From the moor to the forest: Blacklock plants a tree for every guest it serves. To the meat: they serve beef chops (porterhouse, prime rib, bone-in sirloin), lamb chops (rump and cull yaw), and a smoked bacon chop, which is rare, my own precious: I have only found another in Hawksmoor Guildhall during a quest of my own.
This is like Beast, which serves the best steak that I have eaten in London, except it isn’t mad, intense, a rebuke to the diner. Like Beast, it has the price of the cuts scrawled on a blackboard – 400g, 450g, 500g – to be wiped off when they are sold, which creates the impression of eating in a particularly finely hewn marketplace. Unlike Beast, with its tanks of crabs and sides of beef framing the entrance hall, it doesn’t taunt you with your own savagery, and make you eat an inedible metaphor alongside your greed, and your shame. Also – Beast doesn’t serve chips. What respectable restaurant pushes the Atkins diet? I hate Beast. It mocked me and I can get that for free elsewhere.
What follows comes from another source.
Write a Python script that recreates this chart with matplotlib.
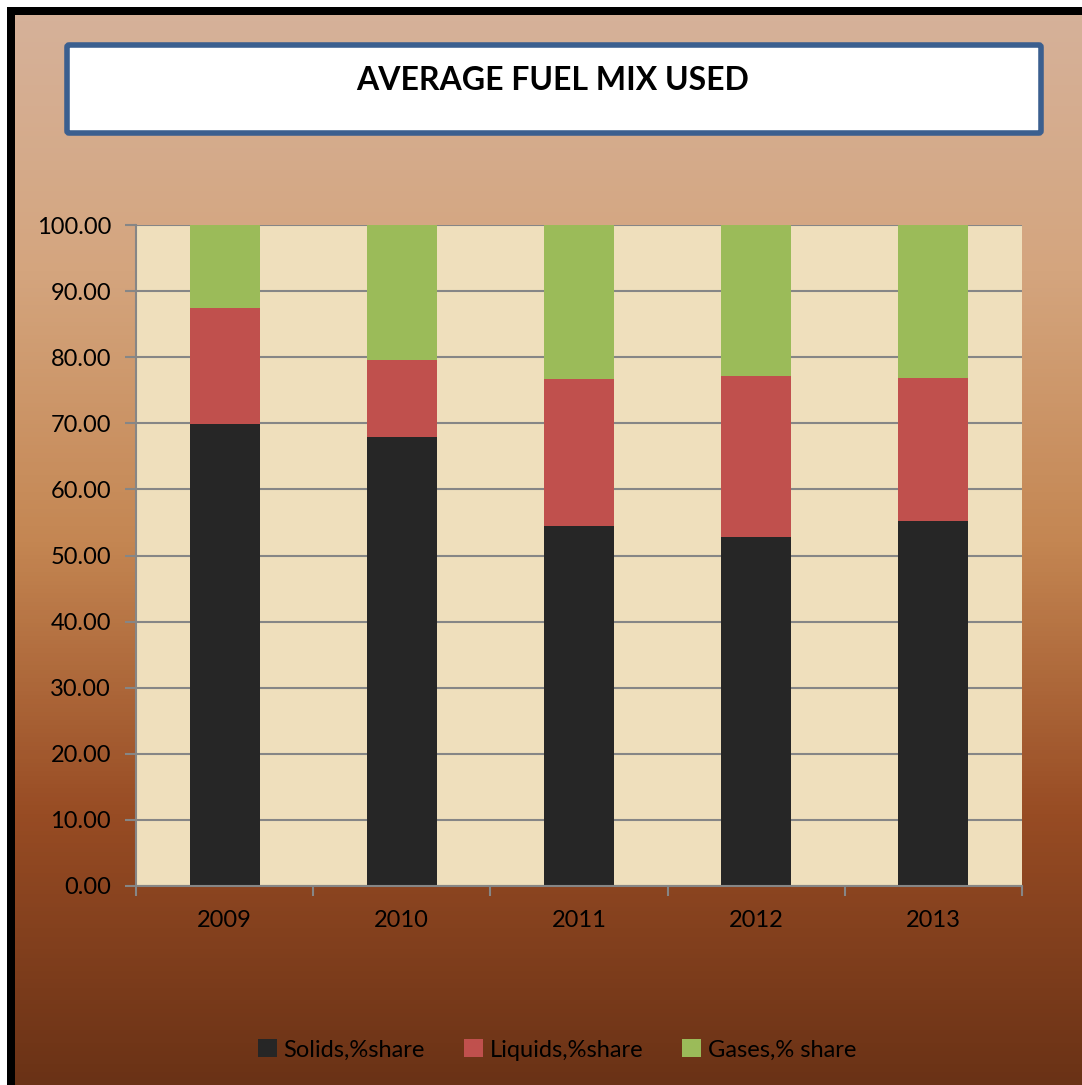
import numpy as np
import matplotlib.pyplot as plt
from matplotlib.patches import Rectangle, FancyBboxPatch
from matplotlib.colors import LinearSegmentedColormap

plt.rcParams['font.family'] = ['Lato', 'DejaVu Sans']

# Data
years = ['2009', '2010', '2011', '2012', '2013']
solids = [69.9, 68.0, 54.4, 52.8, 55.2]
liquids = [17.5, 11.6, 22.3, 24.4, 21.6]
gases = [12.6, 20.4, 23.3, 22.8, 23.2]
yticks = [0, 10, 20, 30, 40, 50, 60, 70, 80, 90, 100]

W, H = 1082, 1085
fig = plt.figure(figsize=(W / 100, H / 100), dpi=100)
fig.patch.set_facecolor('white')

# brown gradient background
bg = fig.add_axes([0, 0, 1, 1], zorder=-10)
bg.set_axis_off()
cmap = LinearSegmentedColormap.from_list('bgfade', [
    (0.0, '#d6b29b'), (0.25, '#d4a57e'), (0.5, '#c48652'),
    (0.75, '#984c24'), (1.0, '#6a3216')])
grad = np.linspace(0, 1, 256).reshape(-1, 1)
bg.imshow(grad, cmap=cmap, aspect='auto', extent=[0, 1, 0, 1])
bg.set_xlim(0, 1)
bg.set_ylim(0, 1)

# white margin above / left of the black frame
fig.patches.append(Rectangle((0, 1 - 7 / H), 1, 7 / H, transform=fig.transFigure,
                             facecolor='white', edgecolor='none', zorder=-5))
fig.patches.append(Rectangle((0, 0), 7 / W, 1, transform=fig.transFigure,
                             facecolor='white', edgecolor='none', zorder=-5))
# black frame (top and left visible)
fig.patches.append(Rectangle((7 / W, 1 - 15 / H), 1, 8 / H, transform=fig.transFigure,
                             facecolor='black', edgecolor='none', zorder=-4))
fig.patches.append(Rectangle((7 / W, 0), 8 / W, 1 - 7 / H, transform=fig.transFigure,
                             facecolor='black', edgecolor='none', zorder=-4))

# title box
fig.patches.append(FancyBboxPatch((67 / W, 1 - 133 / H), (1041 - 67) / W, (133 - 45) / H,
                                  boxstyle='round,pad=0,rounding_size=0.002',
                                  transform=fig.transFigure, facecolor='white',
                                  edgecolor='#3b5f8f', linewidth=4, zorder=1))
fig.text(553 / W, 1 - 80 / H, 'AVERAGE FUEL MIX USED', ha='center', va='center',
         fontsize=23, fontweight='bold', color='black')

# plot area
ax = fig.add_axes([136 / W, 1 - 886 / H, (1022 - 136) / W, (886 - 225) / H])
ax.set_facecolor('#efdfbc')
x = np.arange(len(years))
bw = 0.395
s = np.array(solids)
l = np.array(liquids)
g = np.array(gases)
ax.bar(x, s, bw, color='#262626', label='Solids,%share', zorder=3)
ax.bar(x, l, bw, bottom=s, color='#c0504d', label='Liquids,%share', zorder=3)
ax.bar(x, g, bw, bottom=s + l, color='#9bbb59', label='Gases,% share', zorder=3)

ax.set_xlim(-0.5, len(years) - 0.5)
ax.set_ylim(0, 100)
ax.set_yticks(yticks)
ax.set_yticklabels([f'{v:.2f}' for v in yticks])
ax.set_xticks(x)
ax.set_xticklabels(years)
ax.set_xticks(np.arange(-0.5, len(years)), minor=True)
ax.tick_params(axis='x', which='major', length=0, pad=17, labelsize=17)
ax.tick_params(axis='x', which='minor', length=7, width=1.5, color='#868686', direction='out')
ax.tick_params(axis='y', length=8, width=1.5, color='#868686', labelsize=17, pad=10)
ax.yaxis.grid(True, color='#868686', linewidth=1.5, zorder=1)
ax.set_axisbelow(True)
for side in ['top', 'right']:
    ax.spines[side].set_visible(False)
for side in ['left', 'bottom']:
    ax.spines[side].set_color('#868686')
    ax.spines[side].set_linewidth(1.5)
ax.spines['bottom'].set_zorder(4)

handles, labels = ax.get_legend_handles_labels()
fig.legend(handles, labels, loc='center', bbox_to_anchor=(557 / W, 1 - 1050 / H),
           ncol=3, frameon=False, fontsize=17, handlelength=0.8, handleheight=0.8,
           handletextpad=0.3, columnspacing=1.64)

fig.savefig('out.png', dpi=100, facecolor=fig.get_facecolor())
We order a hamburger, a lamb chop and the beef and stilton pie, which is famous. It is far too much for us to eat: I call it Katz’s Deli syndrome. The hamburger is excellent. It is the correct consistency, and amount of salt, under a sesame seed bun (no brioche, which is good; hamburgers should not have pretensions. Their spiritual wrapping is paper). The beef and stilton pie is golden and as sturdy as a tiny house, and tasty too, and it comes with its own dedicated jug of gravy. This is the kind of pie William Turner might have eaten, and I like this. It is eating in an idealised past, which is better than politicking in one, and I suspect the Spectator reader will like this golden pie too.
But let me type of the lamb! I have never eaten lamb like this in London. It comes on a board, ready sliced, a rainbow of red to purple to cream to black. It tastes intensely sweet, and is faintly charred: magical, again.
For pudding they bring a white chocolate cheesecake to the table in a floral dish. It is their only pudding, which bespeaks an absolute confidence in their food as gift first and transaction later. It is deserved – the cheesecake is as perfect as any I have had – and we trip happily upwards to more bitter things.
Blacklock, 16a Bedford Street, London WC2E 9HE; tel: 020 3034 1394.